With most mountain rescues, hikers become fatigued and are unable to hike down the trails, official said. Many hikers also don’t dress appropriately for weather conditions.
“They put themselves in a position on the side of a hill and should not have left the original trail . . . they are fatigued, they are tired, cold and hungry, and they are sitting on the side of a hill and can neither go up or down,” Rifino said. “That’s where we come in.”
Many hikers tend to veer off the paths because they confuse game trails for marked hiking routes, Glendale park naturalist Eric Grossman said.
Deer that live in the lower mountain elevations often create game trails, which look like man-made hiking trails, he said.

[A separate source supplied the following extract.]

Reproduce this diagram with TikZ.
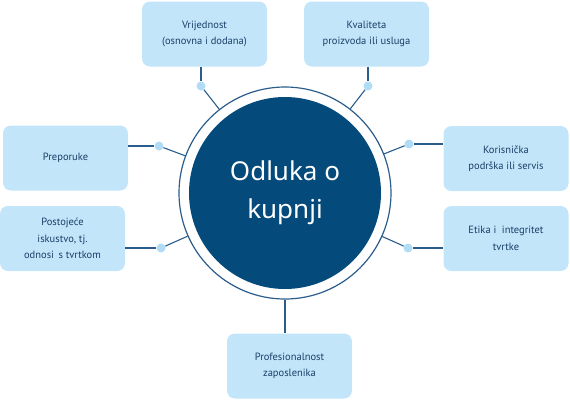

“People see those game trails and they start to hike them and then they realize they are in an area that they can’t get down or it becomes too steep,” Grossman said. “They think they are marked trails and they are not, so that’s the problem.”
Grossman often helps fire crews during mountain rescues, which he said are mostly due to people hiking off the marked trail.
In the spring, city officials will host a trail safety workshop, which will teach hikers how to trek the trails and what they need to be prepared for if they get stuck on a path. The workshop will take place April 7, 14, 21 and 28.
City naturalists will hold an overnight backpacking hike May 1 and 2 in which hikers will be taught survival tips.